‘Manas’, primeiro longa de ficção da cineasta Marianna Brennand, venceu o Director’s Award, prêmio máximo da Giornate Degli Autori, no Festival de Veneza. A seção é dedicada a filmes que trazem o trabalho de novos diretores com linguagem ousada e propostas novas para o cinema contemporâneo.
Estou transbordando de felicidade e emoção. Esse prêmio é importante para mim como diretora, para toda a equipe brilhante que fez esse filme, para todas as “manas” do Pará, do Brasil e do Mundo. E é um prêmio que eu recebo em nome do nosso cinema brasileiro, ele representa nossa força, nossa verdade, nossa ousadia e coragem em resistir assim como nossa protagonista resiste e reage bravamente. Mariana Brennand, após receber prêmio em Veneza
A diretora já havia celebrado a boa recepção do longa após a estreia do filme no festival, no último dia 2. “Estou muito emocionada, realizada, de alma lavada de ver este filme nascer aqui na sessão tão especial. Todo que todos se engajaram. Eu senti que o filme penetrou. A história da Tielle tocou quem estava lá nessa 1h40 de jornada de “Manas'”, comentou na ocasião.

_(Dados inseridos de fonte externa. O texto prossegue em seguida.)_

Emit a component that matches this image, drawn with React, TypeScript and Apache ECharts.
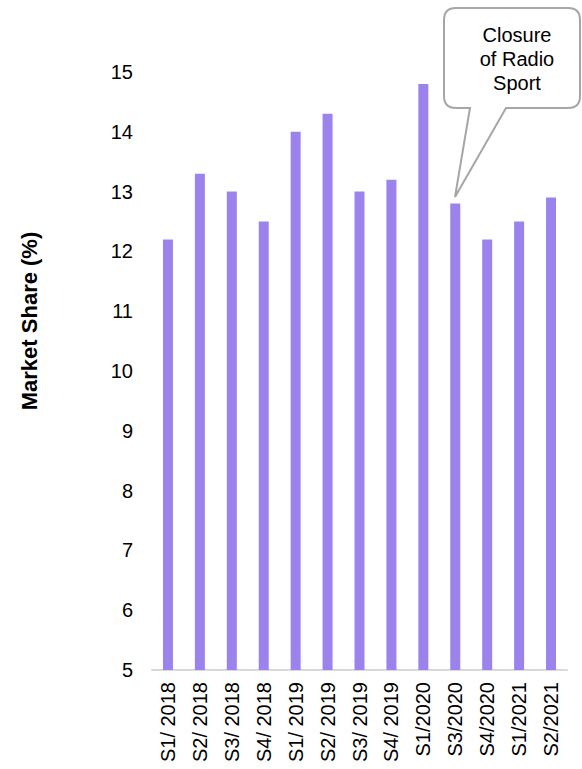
import React, { useEffect, useRef } from "react";
import * as echarts from "echarts";

const categories = [
  "S1/ 2018", "S2/ 2018", "S3/ 2018", "S4/ 2018",
  "S1/ 2019", "S2/ 2019", "S3/ 2019", "S4/ 2019",
  "S1/2020", "S3/2020", "S4/2020", "S1/2021", "S2/2021",
];
const marketShare = [12.2, 13.3, 13.0, 12.5, 14.0, 14.3, 13.0, 13.2, 14.8, 12.8, 12.2, 12.5, 12.9];
const yAxisTitle = "Market Share (%)";
const calloutText = "Closure\nof Radio\nSport";

const calloutPath =
  "M 456 8 L 568 8 Q 580 8 580 20 L 580 96 Q 580 108 568 108 L 506 108 L 455 197 L 470 108 L 456 108 Q 444 108 444 96 L 444 20 Q 444 8 456 8 Z";

echarts.graphic.registerShape("callout", echarts.graphic.extendPath(calloutPath, {}));

const FONT = "Liberation Sans, Arial, sans-serif";

export default function App() {
  const ref = useRef<HTMLDivElement>(null);
  useEffect(() => {
    document.body.style.margin = "0";
    const chart = echarts.init(ref.current!, undefined, { renderer: "svg" });
    chart.setOption({
      animation: false,
      textStyle: { fontFamily: FONT },
      grid: { left: 152, top: 72, width: 415, height: 598, containLabel: false },
      xAxis: {
        type: "category",
        data: categories,
        axisLine: { show: true, lineStyle: { color: "#d9d9d9", width: 2 } },
        axisTick: { show: false },
        axisLabel: {
          rotate: 90,
          interval: 0,
          fontSize: 20,
          color: "#000",
          margin: 12,
          fontFamily: FONT,
        },
      },
      yAxis: {
        type: "value",
        min: 5,
        max: 15,
        interval: 1,
        splitLine: { show: false },
        axisLine: { show: false },
        axisTick: { show: false },
        axisLabel: {
          fontSize: 20,
          color: "#000",
          margin: 19,
          fontFamily: FONT,
        },
      },
      series: [
        {
          type: "bar",
          data: marketShare,
          barWidth: 10,
          itemStyle: { color: "#9b83ee" },
        },
      ],
      graphic: [
        {
          type: "text",
          x: 29,
          y: 321,
          rotation: Math.PI / 2,
          style: {
            text: yAxisTitle,
            fontSize: 22,
            fontWeight: "bold",
            fill: "#000",
            align: "center",
            verticalAlign: "middle",
            fontFamily: FONT,
          },
        },
        {
          type: "callout",
          x: 0,
          y: 0,
          style: { fill: "#fff", stroke: "#a6a6a6", lineWidth: 2 },
        },
        {
          type: "text",
          x: 517,
          y: 59,
          style: {
            text: calloutText,
            fontSize: 20,
            lineHeight: 24,
            fill: "#000",
            align: "center",
            verticalAlign: "middle",
            fontFamily: FONT,
          },
        },
      ],
    });
    return () => chart.dispose();
  }, []);
  return <div ref={ref} style={{ width: 582, height: 769 }} />;
}
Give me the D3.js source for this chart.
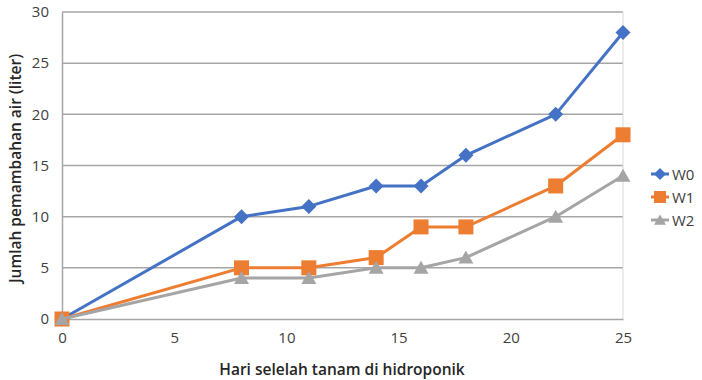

“Manas” é protagonizado por Jamilli Correa, que vive Tielle, jovem de 13 anos que mora na Ilha do Marajó (PA) junto do pai, Marcílio (Rômulo Braga), da mãe, Danielle (Fátima Macedo), e dos três irmãos. Ela começa a entender que o futuro não lhe reserva muitas opções. Encurralada pela resignação da mãe e movida pela idealização da figura da irmã que partiu, ela decide confrontar a engrenagem violenta que rege a sua família e as mulheres da sua comunidade. Para isso, conta com uma ajuda crucial: a policial Aretha (Dira Paes).
Filme rodado na região amazônica, “Manas” traz uma história que aparentemente é local, mas revela que o tema do abuso sexual de menores, que ocorre principalmente em ambiente familiar e com pessoas próximas da família; é um tema universal. Entre a dicotomia de que quem mais deveria cuidar e proteger, mas no fundo se sente proprietário de seu corpo e sua vida, e enxerga nele o desejo sexual, Tielle vai descobrindo nas entrelinhas da sociedade as contradições, os silêncios diante dos crimes e injustiças e do machismo estrutural que violenta e mata.
A sessão de première mundial do filme, no dia 2, foi calorosa, com palmas entusiasmadas e perguntas de um público internacional interessado em saber mais sobre a realidade brasileira, mas trazendo sempre perspectiva de que a violência ocorre em todas as culturas e em todos os níveis sociais.
No caso de “Manas”, a menina Tielle, mesmo sem ter informação sobre o que passa, entende que a violência que se repete há gerações com mulheres de sua família e de sua comunidade, tem de acabar. Ela passa a ser “balseira”, como se chamam as garotas que vendem produtos nas balsas que passam pelo rio Tajipuru, que margeia a região, e encontra uma realidade tão dura quanto a de sua casa, em que meninas se prostituem a troco de quase nada.
Filmado com delicadeza, mas firmeza, “Manas” não vitimiza ainda mais as tantas meninas brasileiras que sofrem com este abuso, mas respeita, entra com cuidado em suas vidas e suas casas, revela as nuances de uma realidade que mistura afeto em casa com moralismo, machismo estrutural e ausência de um poder público que realize políticas de educação e cuidado.
Tielle, como tantas milhares de garotas, está quase sozinha. Mas é nas manas que ela encontra sua força. É também na informação que chega mais lenta do que deveria, mas que chega e revoluciona suas vidas, além do poder público que também demora, mas hoje está mais presente para vigiar, proteger e cuidar das jovens dessa região.
A fotografia do filme, a cargo de Pierre de Kerchove, é natural, aproveitando a luz e a beleza da exuberante região amazônica, mas sem nunca estetizá-la. Mesmo nas cenas noturnas, a iluminação é discreta, aproveitando sempre a atmosfera real.